** start **

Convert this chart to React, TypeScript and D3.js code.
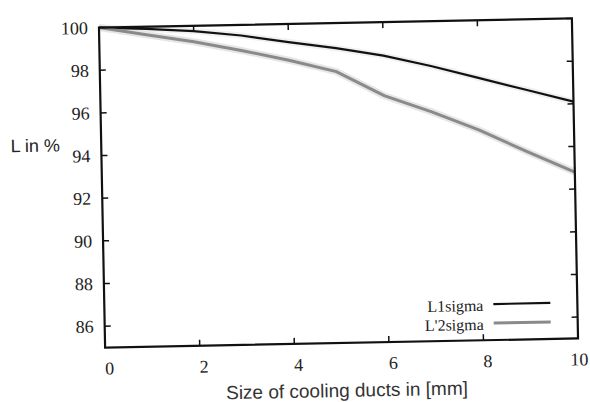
import React from "react";
import * as d3 from "d3";

const xValues = [0, 1, 2, 3, 4, 5, 6, 7, 8, 9, 10];
const sigma1 = [100, 99.9, 99.75, 99.5, 99.15, 98.82, 98.43, 97.9, 97.3, 96.7, 96.1];
const sigma2 = [100, 99.62, 99.25, 98.8, 98.3, 97.72, 96.55, 95.75, 94.85, 93.8, 92.8];
const xTicks = [0, 2, 4, 6, 8, 10];
const yTicks = [86, 88, 90, 92, 94, 96, 98, 100];
const seriesNames = ["L1sigma", "L'2sigma"];
const seriesColors = ["#111111", "#8a8a8a"];

const W = 590;
const H = 402;
const L = 102;
const R = 575;
const T = 23;
const B = 343;

export default function App() {
  const x = d3.scaleLinear().domain([0, 10]).range([L, R]);
  const y = d3.scaleLinear().domain([85, 100]).range([B, T]);
  const line = d3
    .line<number>()
    .x((_, i) => x(xValues[i]))
    .y((d) => y(d));
  const serif = "'Liberation Serif', 'DejaVu Serif', serif";
  const sans = "'Liberation Sans', Arial, sans-serif";
  const cx = (L + R) / 2;
  const cy = (T + B) / 2;
  const tk = 6;
  const series = [sigma1, sigma2];
  return (
    <svg
      width={W}
      height={H}
      style={{ position: "absolute", left: 0, top: 0, background: "#fff" }}
    >
      <g transform={`rotate(-1.1 ${cx} ${cy})`}>
        {/* gray halo to mimic scan speckle */}
        <path d={line(sigma2) || ""} fill="none" stroke="#d6d6d6" strokeWidth={7} opacity={0.6} />
        <path d={line(sigma1) || ""} fill="none" stroke="#e2e2e2" strokeWidth={6} opacity={0.5} />
        {series.map((s, i) => (
          <path
            key={i}
            d={line(s) || ""}
            fill="none"
            stroke={seriesColors[i]}
            strokeWidth={i === 0 ? 2.2 : 3}
          />
        ))}
        {yTicks.map((t) => (
          <g key={"y" + t}>
            <line x1={L} x2={L + tk} y1={y(t)} y2={y(t)} stroke="#111" strokeWidth={1.5} />
            <line x1={R} x2={R - tk} y1={y(t)} y2={y(t)} stroke="#111" strokeWidth={1.5} />
            <text
              x={L - 11}
              y={y(t)}
              dy="0.35em"
              textAnchor="end"
              fontFamily={serif}
              fontSize={18}
              fill="#222"
            >
              {t}
            </text>
          </g>
        ))}
        {xTicks.map((t) => (
          <g key={"x" + t}>
            <line x1={x(t)} x2={x(t)} y1={B} y2={B - tk} stroke="#111" strokeWidth={1.5} />
            <line x1={x(t)} x2={x(t)} y1={T} y2={T + tk} stroke="#111" strokeWidth={1.5} />
            <text
              x={t === 10 ? x(t) + 1 : x(t) + 4}
              y={B + 27}
              textAnchor="middle"
              fontFamily={serif}
              fontSize={18}
              fill="#222"
            >
              {t}
            </text>
          </g>
        ))}
        <rect x={L} y={T} width={R - L} height={B - T} fill="none" stroke="#111" strokeWidth={2.2} />
        {seriesNames.map((n, i) => (
          <g key={n}>
            <text
              x={R - 94}
              y={B - 35 + i * 19}
              dy="0.35em"
              textAnchor="end"
              fontFamily={serif}
              fontSize={16}
              fill="#222"
            >
              {n}
            </text>
            <line
              x1={R - 84}
              x2={R - 27}
              y1={B - 36 + i * 19}
              y2={B - 36 + i * 19}
              stroke={seriesColors[i]}
              strokeWidth={i === 0 ? 2.2 : 3}
            />
          </g>
        ))}
        <text x={36} y={146} textAnchor="middle" fontFamily={sans} fontSize={18} fill="#222">
          L in %
        </text>
        <text x={343} y={397} textAnchor="middle" fontFamily={sans} fontSize={19} fill="#333">
          Size of cooling ducts in [mm]
        </text>
      </g>
    </svg>
  );
}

** end **

### [Task objective]
Without the pictures, write out all of the material exactly.

### [Correct result]
Convert this chart to React, TypeScript and D3.js code.
import React from "react";
import * as d3 from "d3";

const xValues = [0, 1, 2, 3, 4, 5, 6, 7, 8, 9, 10];
const sigma1 = [100, 99.9, 99.75, 99.5, 99.15, 98.82, 98.43, 97.9, 97.3, 96.7, 96.1];
const sigma2 = [100, 99.62, 99.25, 98.8, 98.3, 97.72, 96.55, 95.75, 94.85, 93.8, 92.8];
const xTicks = [0, 2, 4, 6, 8, 10];
const yTicks = [86, 88, 90, 92, 94, 96, 98, 100];
const seriesNames = ["L1sigma", "L'2sigma"];
const seriesColors = ["#111111", "#8a8a8a"];

const W = 590;
const H = 402;
const L = 102;
const R = 575;
const T = 23;
const B = 343;

export default function App() {
  const x = d3.scaleLinear().domain([0, 10]).range([L, R]);
  const y = d3.scaleLinear().domain([85, 100]).range([B, T]);
  const line = d3
    .line<number>()
    .x((_, i) => x(xValues[i]))
    .y((d) => y(d));
  const serif = "'Liberation Serif', 'DejaVu Serif', serif";
  const sans = "'Liberation Sans', Arial, sans-serif";
  const cx = (L + R) / 2;
  const cy = (T + B) / 2;
  const tk = 6;
  const series = [sigma1, sigma2];
  return (
    <svg
      width={W}
      height={H}
      style={{ position: "absolute", left: 0, top: 0, background: "#fff" }}
    >
      <g transform={`rotate(-1.1 ${cx} ${cy})`}>
        {/* gray halo to mimic scan speckle */}
        <path d={line(sigma2) || ""} fill="none" stroke="#d6d6d6" strokeWidth={7} opacity={0.6} />
        <path d={line(sigma1) || ""} fill="none" stroke="#e2e2e2" strokeWidth={6} opacity={0.5} />
        {series.map((s, i) => (
          <path
            key={i}
            d={line(s) || ""}
            fill="none"
            stroke={seriesColors[i]}
            strokeWidth={i === 0 ? 2.2 : 3}
          />
        ))}
        {yTicks.map((t) => (
          <g key={"y" + t}>
            <line x1={L} x2={L + tk} y1={y(t)} y2={y(t)} stroke="#111" strokeWidth={1.5} />
            <line x1={R} x2={R - tk} y1={y(t)} y2={y(t)} stroke="#111" strokeWidth={1.5} />
            <text
              x={L - 11}
              y={y(t)}
              dy="0.35em"
              textAnchor="end"
              fontFamily={serif}
              fontSize={18}
              fill="#222"
            >
              {t}
            </text>
          </g>
        ))}
        {xTicks.map((t) => (
          <g key={"x" + t}>
            <line x1={x(t)} x2={x(t)} y1={B} y2={B - tk} stroke="#111" strokeWidth={1.5} />
            <line x1={x(t)} x2={x(t)} y1={T} y2={T + tk} stroke="#111" strokeWidth={1.5} />
            <text
              x={t === 10 ? x(t) + 1 : x(t) + 4}
              y={B + 27}
              textAnchor="middle"
              fontFamily={serif}
              fontSize={18}
              fill="#222"
            >
              {t}
            </text>
          </g>
        ))}
        <rect x={L} y={T} width={R - L} height={B - T} fill="none" stroke="#111" strokeWidth={2.2} />
        {seriesNames.map((n, i) => (
          <g key={n}>
            <text
              x={R - 94}
              y={B - 35 + i * 19}
              dy="0.35em"
              textAnchor="end"
              fontFamily={serif}
              fontSize={16}
              fill="#222"
            >
              {n}
            </text>
            <line
              x1={R - 84}
              x2={R - 27}
              y1={B - 36 + i * 19}
              y2={B - 36 + i * 19}
              stroke={seriesColors[i]}
              strokeWidth={i === 0 ? 2.2 : 3}
            />
          </g>
        ))}
        <text x={36} y={146} textAnchor="middle" fontFamily={sans} fontSize={18} fill="#222">
          L in %
        </text>
        <text x={343} y={397} textAnchor="middle" fontFamily={sans} fontSize={19} fill="#333">
          Size of cooling ducts in [mm]
        </text>
      </g>
    </svg>
  );
}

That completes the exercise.